In one of the first sections, Towers analyzes Dana Scully, an inspiration to women in STEM everywhere. She talks about Scully’s traumas and the key lesson we can take away from them: It’s okay to get help for our trauma and pain from those we trust. Towers writes about seeking help from trusted people in our lives and developing healthy coping mechanisms, citing an episode in which Scully encounters a support group of women who’ve faced alien abductions, who help Scully realize she’s not going through things alone.
The book is filled with interviews from academics and mental health professionals. In one conversation with Dr. Andera Letamendi, Towers poses a question some of you might have yourselves: What has been her experience in hearing from people who see themselves represented in the mental health of a fictional character? Letamendi replies:
“I think what’s incredibly helpful and instrumental about fictional characters is that they do provide a very safe and welcoming space to create dialogue and to create critical conversations about issues like mental health, resilience, and wellness overall. In particular, the discussions around trauma, around recovery, around adversity, and around isolation are incredibly relevant, and when we witness and experience those kind of narratives in fictional characters that we relate to, we do get a sense of validation.”
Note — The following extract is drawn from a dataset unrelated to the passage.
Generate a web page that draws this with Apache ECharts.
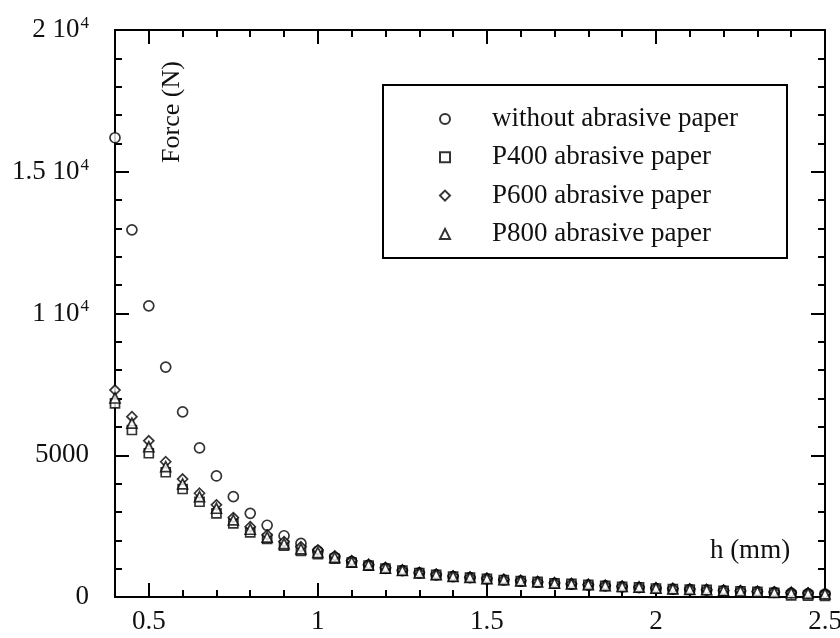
<!DOCTYPE html>
<html>
<head>
<meta charset="utf-8">
<title>Force vs h</title>
<script src="https://cdn.jsdelivr.net/npm/echarts@6/dist/echarts.min.js"></script>
<style>
  html, body { margin: 0; padding: 0; background: #fff; }
  #chart { width: 840px; height: 638px; }
</style>
</head>
<body>
<div id="chart"></div>
<script>
// Gap h (mm) at which the force was measured
const hValues = [0.40, 0.45, 0.50, 0.55, 0.60, 0.65, 0.70, 0.75, 0.80, 0.85,
                 0.90, 0.95, 1.00, 1.05, 1.10, 1.15, 1.20, 1.25, 1.30, 1.35,
                 1.40, 1.45, 1.50, 1.55, 1.60, 1.65, 1.70, 1.75, 1.80, 1.85,
                 1.90, 1.95, 2.00, 2.05, 2.10, 2.15, 2.20, 2.25, 2.30, 2.35,
                 2.40, 2.45, 2.50];

// Force (N) for each surface condition
const forceNoPaper = [16200, 12950, 10270, 8110, 6530, 5260, 4270, 3540, 2950, 2530,
                      2160, 1890, 1620, 1400, 1250, 1120, 1010, 930, 850, 780,
                      720, 680, 640, 600, 560, 520, 480, 450, 420, 390,
                      360, 330, 300, 280, 260, 240, 220, 200, 180, 160,
                      140, 120, 100];
const forceP400 = [6830, 5890, 5070, 4400, 3810, 3360, 2950, 2600, 2280, 2050,
                   1810, 1630, 1510, 1350, 1210, 1110, 1000, 930, 840, 780,
                   720, 680, 640, 600, 560, 530, 480, 460, 430, 390,
                   360, 340, 300, 280, 260, 250, 220, 200, 180, 150,
                   60, 50, 40];
const forceP600 = [7300, 6360, 5510, 4770, 4160, 3660, 3250, 2800, 2480, 2190,
                   1950, 1770, 1660, 1450, 1280, 1150, 1040, 950, 860, 800,
                   740, 700, 660, 620, 580, 540, 500, 470, 440, 410,
                   380, 350, 320, 300, 280, 260, 240, 220, 200, 180,
                   160, 140, 120];
const forceP800 = [7020, 6130, 5300, 4600, 3990, 3540, 3130, 2720, 2390, 2110,
                   1880, 1700, 1570, 1400, 1240, 1130, 1020, 940, 850, 790,
                   730, 690, 650, 610, 570, 535, 490, 465, 435, 400,
                   370, 345, 310, 290, 270, 255, 230, 210, 190, 165,
                   150, 130, 110];

const seriesNames = ['without abrasive paper', 'P400 abrasive paper',
                     'P600 abrasive paper', 'P800 abrasive paper'];
const seriesSymbols = ['circle', 'rect', 'diamond', 'triangle'];

// Axis ticks and labels
const xMajorTicks = [0.5, 1, 1.5, 2, 2.5];
const xMinorTicks = [0.4, 0.6, 0.7, 0.8, 0.9, 1.1, 1.2, 1.3, 1.4, 1.6, 1.7, 1.8, 1.9,
                     2.1, 2.2, 2.3, 2.4];
const yTickValues = [0, 5000, 10000, 15000, 20000];
const yTickMantissa = ['0', '5000', '1 10', '1.5 10', '2 10'];
const yTickExponent = ['', '', '4', '4', '4'];

const FONT = 'Liberation Serif';
const X_MIN = 0.4, X_MAX = 2.5, Y_MIN = 0, Y_MAX = 20000;

const chart = echarts.init(document.getElementById('chart'), null, { renderer: 'canvas' });

const lineStyle = { color: '#000', width: 2 };

function xAxisDef(position, ticks, len, withLabels) {
  return {
    type: 'value', position: position, min: X_MIN, max: X_MAX,
    axisLine: { show: true, onZero: false, lineStyle: lineStyle },
    axisTick: { show: true, inside: true, length: len, customValues: ticks,
                lineStyle: { color: '#000', width: 2 } },
    axisLabel: withLabels ? {
      show: true, customValues: xMajorTicks, margin: 11,
      fontFamily: FONT, fontSize: 27, color: '#111',
      formatter: v => String(v)
    } : { show: false },
    splitLine: { show: false }
  };
}

function yAxisDef(position, withLabels) {
  return {
    type: 'value', position: position, min: Y_MIN, max: Y_MAX, interval: 5000,
    axisLine: { show: true, onZero: false, lineStyle: lineStyle },
    axisTick: { show: true, inside: true, length: 14, lineStyle: { color: '#000', width: 2 } },
    minorTick: { show: true, splitNumber: 5, length: 7, lineStyle: { color: '#000', width: 2 } },
    axisLabel: withLabels ? {
      show: true, margin: 26, fontFamily: FONT, color: '#111',
      formatter: function (v) {
        const i = yTickValues.indexOf(v);
        if (i < 0) return '';
        return yTickExponent[i]
          ? '{m|' + yTickMantissa[i] + '}{s|' + yTickExponent[i] + '}'
          : '{m|' + yTickMantissa[i] + '}';
      },
      rich: {
        m: { fontFamily: FONT, fontSize: 27, lineHeight: 30, color: '#111' },
        s: { fontFamily: FONT, fontSize: 17, lineHeight: 17, verticalAlign: 'top',
             color: '#111', padding: [0, 0, 0, 1] }
      }
    } : { show: false },
    splitLine: { show: false },
    minorSplitLine: { show: false }
  };
}

const markerSizes = [10, 9, 10, 10];
const seriesData = [forceNoPaper, forceP400, forceP600, forceP800];

const option = {
  backgroundColor: '#fff',
  animation: false,
  grid: { left: 115, right: 15, top: 30, bottom: 41, containLabel: false, outerBoundsMode: 'none' },
  xAxis: [
    xAxisDef('bottom', xMajorTicks, 14, true),
    xAxisDef('bottom', xMinorTicks, 7, false),
    xAxisDef('top', xMajorTicks, 14, false),
    xAxisDef('top', xMinorTicks, 7, false)
  ],
  yAxis: [
    yAxisDef('left', true),
    yAxisDef('right', false)
  ],
  legend: {
    orient: 'vertical',
    left: 439, top: 104, padding: 0,
    itemWidth: 10, itemHeight: 10, itemGap: 8.3,
    data: seriesNames.map((n, i) => ({ name: n, icon: seriesSymbols[i] })),
    textStyle: { fontFamily: FONT, fontSize: 27, lineHeight: 30, color: '#111',
                 padding: [0, 0, 0, 37] },
    selectedMode: false
  },
  graphic: [
    { type: 'rect', shape: { x: 383, y: 85, width: 404, height: 173 },
      style: { fill: 'none', stroke: '#000', lineWidth: 2 }, z: 10 },
    { type: 'text', x: 172, y: 112, rotation: Math.PI / 2,
      style: { text: 'Force (N)', font: '26px "Liberation Serif"', fill: '#111',
               align: 'center', verticalAlign: 'middle' } },
    { type: 'text', x: 750, y: 551,
      style: { text: 'h (mm)', font: '27px "Liberation Serif"', fill: '#111',
               align: 'center', verticalAlign: 'middle' } }
  ],
  series: seriesNames.map((name, i) => ({
    name: name,
    type: 'scatter',
    xAxisIndex: 0, yAxisIndex: 0,
    symbol: seriesSymbols[i],
    symbolSize: markerSizes[i],
    itemStyle: { color: '#fff', borderColor: '#000', borderWidth: 1.7 },
    data: hValues.map((h, k) => [h, seriesData[i][k]])
  }))
};

chart.setOption(option);
</script>
</body>
</html>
This book matters, because for some, it might be the first time they receive validation that they’re in the right for identifying strongly with the journeys of fictional characters. Sometimes, it seems silly to do so, because of the idea that by identifying and living through them, we are somehow dissociating from reality, but there is value in being able to connect via fictional narratives.
Fictional narratives are key to helping develop empathy. When we see those unlike us portrayed with nuance and care onscreen, when we see them as heroes, that helps normalize identities in a way that our society, with levels of privilege and oppression, sometimes does not. Similarly, when we see a character who we identify with portrayed as a hero, or given a nuanced and empathetic narrative, that teaches us self-empathy.
It can be hard in this world to talk about mental health. There is a stigma surrounding it, implying that we need to deal with it quietly and privately and not make a fuss, or even just muscle through without help. A book like Geek Girls Don’t Cry not only normalizes identification and validation through fiction, but validates talking about it and using healthy coping mechanisms to face it not as a solo hero, but with a whole support network.
Towers’s book is charming, but it’s also important, and it’s nice to see geekdom being used as a force for good when Marvel vs. DC rivalries and angry Star Wars discourse dominate the fan news cycles. Check the book out, and be reminded of the healing power of fiction and female heroes.